The NUG has also re-assured China that it will not interfere with its projects in Myanmar and that it wants to do business with China in the future.

India is also concerned about the recent rebel gains. The Arakan Army has claimed control of Paletwa, a town close to the Indian border that is part of a multi-million-dollar development project backed by India.

But China and India are only concerned to protect their economic and strategic interests in Myanmar. Neither are friends of the fight for democracy.

Fundamental change will take more than toppling the military dictatorship and getting the military out of politics.

About two million people have been displaced; the economy has shrunk; and there are shortages and increased poverty in the cities.

For fundamental democratic change, including democratic control of the economy to produce for the needs of the people of Myanmar, the struggle will need to spread to the cities.

There has been a huge increase in the urban working population. The effect of the strikes in 1988 and in 2021 showed the significance of its industrial power. The workers’ movement has the power to seize and control production.

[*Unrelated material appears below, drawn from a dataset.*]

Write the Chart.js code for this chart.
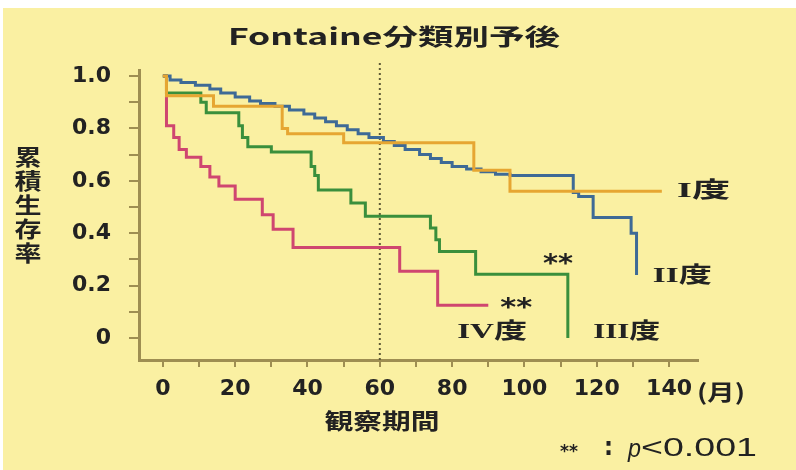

A more radical struggle in Myanmar can find millions of potential allies in the working class of neighbouring India and China. But the movement from below will need to recognise the right of minorities to self-determination.

Rohingyans must be allowed to return and the 1982 law that denies citizenship to Rohingyans will have to be scrapped.

There are signs of a wider political understanding emerging in the ranks of the PDF, for more radical change than that on offer from the old leaders of the NLD.

As one PDF fighter put it, “In the past, I neglected to know about the [other] ethnic groups, their suffering and losses, and I acted like it wasn’t my business … I also didn’t notice that I was privileged as a Bamar [the dominant ethnic group that has historically comprised the ruling elite in Myanmar].”

A united struggle by urban and ethnic groups could not only topple the military but pose an alternative to the way capitalism has cruelly exploited the workers and rural poor of Myanmar.